No, no se trata de una muerte estética, sino de una plaga que debería afligirnos y convencernos de cambiar radicalmente de actitud, sin aflojar. No me sentí afligido por el desabasto de gasolina, eso sí, algo afligido por nuestra diplomacia para con el déspota venezolano, pero lo que verdaderamente me aflige es la amenaza que el plástico representa para nuestra madre Tierra, la Gea de los antiguos griegos. No es una crisis de unas semanas, tampoco de unos años, como las dos a las cuales acabo de aludir, sino una tragedia a largo plazo que, por lo tanto, necesita una visión, una acción de largo alcance y universal.

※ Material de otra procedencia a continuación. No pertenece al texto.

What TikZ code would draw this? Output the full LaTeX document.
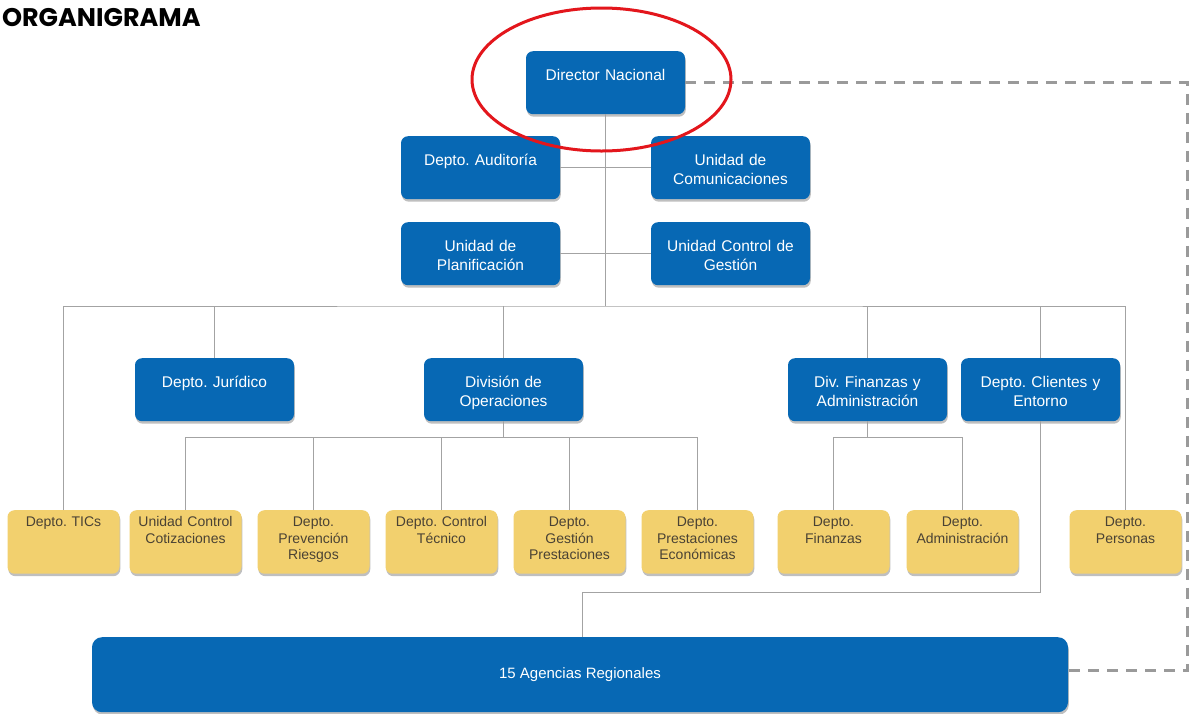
\documentclass[tikz,border=0pt]{standalone}
\usepackage{fontspec}
\setmainfont{Liberation Sans}
\newfontfamily\titlefont{Poppins}
\usepackage{tikz}
\usetikzlibrary{calc, shadows}
\usepackage{xcolor}
\definecolor{orgBlue}{HTML}{0768B4}
\definecolor{orgGold}{HTML}{F2D06E}
\definecolor{orgInk}{HTML}{4A4234}
\definecolor{orgLine}{HTML}{A3A3A3}
\definecolor{orgDash}{HTML}{9A9A9A}
\definecolor{orgRed}{HTML}{E3161C}
\frenchspacing

\begin{document}
\begin{tikzpicture}[x=1pt, y=-1pt,
    bluebox/.style={rectangle, rounded corners=7pt, fill=orgBlue, text=white,
      text width=159pt, align=center, inner sep=0pt, text height=29pt, text depth=34pt,
      font=\fontsize{15.5}{19}\selectfont, anchor=north,
      drop shadow={shadow xshift=0.8pt, shadow yshift=-2.5pt, fill=black, opacity=0.25}},
    goldbox/.style={rectangle, rounded corners=7pt, fill=orgGold, text=orgInk,
      text width=112pt, align=center, inner sep=0pt, text height=16.5pt, text depth=47pt,
      font=\fontsize{14}{16.5}\selectfont, anchor=north,
      drop shadow={shadow xshift=0.8pt, shadow yshift=-2.5pt, fill=black, opacity=0.25}},
    link/.style={draw=orgLine, line width=1pt},
    dashlink/.style={draw=orgDash, line width=3pt, dash pattern=on 11pt off 8pt}]
  \useasboundingbox (0,0) rectangle (1189,713);
  \fill[white] (0,0) rectangle (1189,713);

  \node[anchor=base west, font=\titlefont\bfseries\fontsize{25.5}{30}\selectfont] (title) at (-1.5,26) {ORGANIGRAMA};

  % Direccion y unidades asesoras
  \foreach \id/\x/\y/\txt in {%
    dir/605.5/51/{Director Nacional},
    aud/480.5/136/{Depto. Auditoría},
    com/730.5/136/{Unidad de\\Comunicaciones},
    plan/480.5/222/{Unidad de\\Planificación},
    ctrl/730.5/222/{Unidad Control de\\Gestión},
    jur/214.5/358/{Depto. Jurídico},
    ops/503.5/358/{División de\\Operaciones},
    fin/867.5/358/{Div. Finanzas y\\Administración},
    cli/1040.5/358/{Depto. Clientes y\\Entorno}%
  } {
    \node[bluebox] (\id) at (\x,\y) {\txt};
  }

  % Departamentos
  \foreach \id/\x/\txt in {%
    tics/63.5/{Depto. TICs},
    coti/185.5/{Unidad Control\\Cotizaciones},
    prev/313.5/{Depto.\\Prevención\\Riesgos},
    tec/441.5/{Depto. Control\\Técnico},
    gest/569.5/{Depto.\\Gestión\\Prestaciones},
    econ/697.5/{Depto.\\Prestaciones\\Económicas},
    finz/833.5/{Depto.\\Finanzas},
    adm/962.5/{Depto.\\Administración},
    pers/1125.5/{Depto.\\Personas}%
  } {
    \node[goldbox] (\id) at (\x,510) {\txt};
  }

  \node[rectangle, rounded corners=10pt, fill=orgBlue, text=white, anchor=north,
    minimum width=976pt, minimum height=75pt, inner sep=0pt, font=\fontsize{15}{18}\selectfont,
    drop shadow={shadow xshift=0.8pt, shadow yshift=-2.5pt, fill=black, opacity=0.25}]
    (ag) at (580,637) {15 Agencias Regionales};

  % Lineas de dependencia
  \coordinate (bus) at (605.5,306);
  \draw[link] (dir.south) -- (bus);
  \draw[link] (aud.east) -- (com.west);
  \draw[link] (plan.east) -- (ctrl.west);
  \draw[link] (tics.north) |- (bus) -| (pers.north);
  \foreach \id in {jur,ops,fin,cli}
    \draw[link] (\id.north) -- (\id.north |- bus);

  \coordinate (opsbus) at ($(ops.south)+(0,16)$);
  \draw[link] (ops.south) -- (opsbus);
  \draw[link] (coti.north) |- (opsbus) -| (econ.north);
  \foreach \id in {prev,tec,gest}
    \draw[link] (\id.north) -- (\id.north |- opsbus);

  \coordinate (finbus) at ($(fin.south)+(0,16)$);
  \draw[link] (fin.south) -- (finbus);
  \draw[link] (finz.north) |- (finbus) -| (adm.north);

  \coordinate (agbend) at (582,592);
  \draw[link] (cli.south) |- (agbend) -- (agbend |- ag.north);

  % Relacion directa con agencias
  \coordinate (dashR) at (1187,0);
  \coordinate (agdash) at ($(ag.east)+(0,-4)$);
  \draw[dashlink] (dir.east) -- (dir.east -| dashR) -- (agdash -| dashR) -- (agdash);

  \draw[orgRed, line width=3pt] (601.5,79.5) ellipse [x radius=129.5, y radius=71.5];
\end{tikzpicture}
\end{document}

La invención de las materias plásticas fue algo genial; algo catastrófico también, como todas las invenciones humanas que siempre resultan de doble filo. Entre 1950 y 2018, hemos producido más de 6.3 billones de toneladas de plástico; más de 4 desde el año 2000: la producción va creciendo a un ritmo exponencial, debido a la explosión de la presencia plástica en nuestra vida cotidiana. Todo el mundo anda por la calle con su café en vaso desechable, su botella plástica de agua y refresco, se sienta en las bancas para comer sus alimentos en cajitas transparentes o blancas —lo peor entre todos los plásticos—. El fenómeno es mundial y la contaminación que engendra es fenomenal, afecta todo el planeta, tierra, aire, aguas, mares y océanos. Ningún ser vivo escapa, puesto que la cadena alimentaria completa está parasitada por micropartículas plásticas.

¿Qué hacemos en nuestro país, con la basura plástica? La quemamos —¡horror!—, la enterramos, tampoco muy bueno. ¿La reciclamos? En Estados Unidos reciclan, cuando mucho, el 10%. En México, no sé. ¿Exportamos esa basura? Es lo que hacían masivamente, hasta el año pasado, las economías más desarrolladas: Estados Unidos, Japón, la Unión Europea, pasando el paquete a quién aceptaba recibirlo. Todo un negocio: empresas recogían el plástico y lo vendían a China que lo reciclaba para satisfacer el crecimiento de sus voraces industrias. Según el Banco Mundial, ese reciclaje correspondía a 270 millones de toneladas al año.

A finales de 2017, repentinamente, China puso fin a su papel de principal recepcionista y transformador de basura plástica, en el marco de su ambicioso programa “Espada Nacional”. Ha tomado conciencia de la gravedad de la contaminación en China misma, en gran parte bajo la presión de su pujante clase media. Si en 2017, China compró 60% del plástico exportado por los países del G7, en 2018 esa cantidad bajó al 10%. Por lo pronto, esos productores buscan y encuentran quién les compre su basura en otros países del sureste asiático, pero eso es ganar tiempo, nada más. Vietnam acaba de anunciar que seguirá el ejemplo chino. De todos modos, esa solución ha sido insuficiente y los países desarrollados han tenido que volver a las antiguas y negativas “soluciones”: incinerar y enterrar, es decir, contaminar.

¿No hay mal que por bien no venga? Ojalá y la decisión china despierte al mundo. No sé cuándo nuestros gobiernos enfrentarán seriamente el problema que se manifiesta de manera visible en nuestro paisaje, pero es una amenaza global. La sabia decisión china debería haber provocado una gran campaña de información para sensibilizar las opiniones públicas del mundo entero; y reuniones de trabajo a nivel internacional, para encontrar y definir acciones conjuntas. No he visto nada tal. Nos encontramos todos embarcados en la hermosa nave Tierra (En 1970, en la televisión francesa, los noticieros empezaban con esa alegoría) y depende de todos que no sucumba a la muerte plástica. De los gobiernos, de las empresas y de los individuos, de ustedes, querida lectora, estimado lector, de mí. No será suficiente, claro, pero podemos empezar con pequeños gestos diarios: rechazar todo lo que viene en envases de plástico, hasta el día —que aún no ha llegado— de la invención de plásticos 100% biodegradables; ir al mercado con grandes bolsas, comprar únicamente botellas retornables. El asunto es muy, muy serio. Demasiado.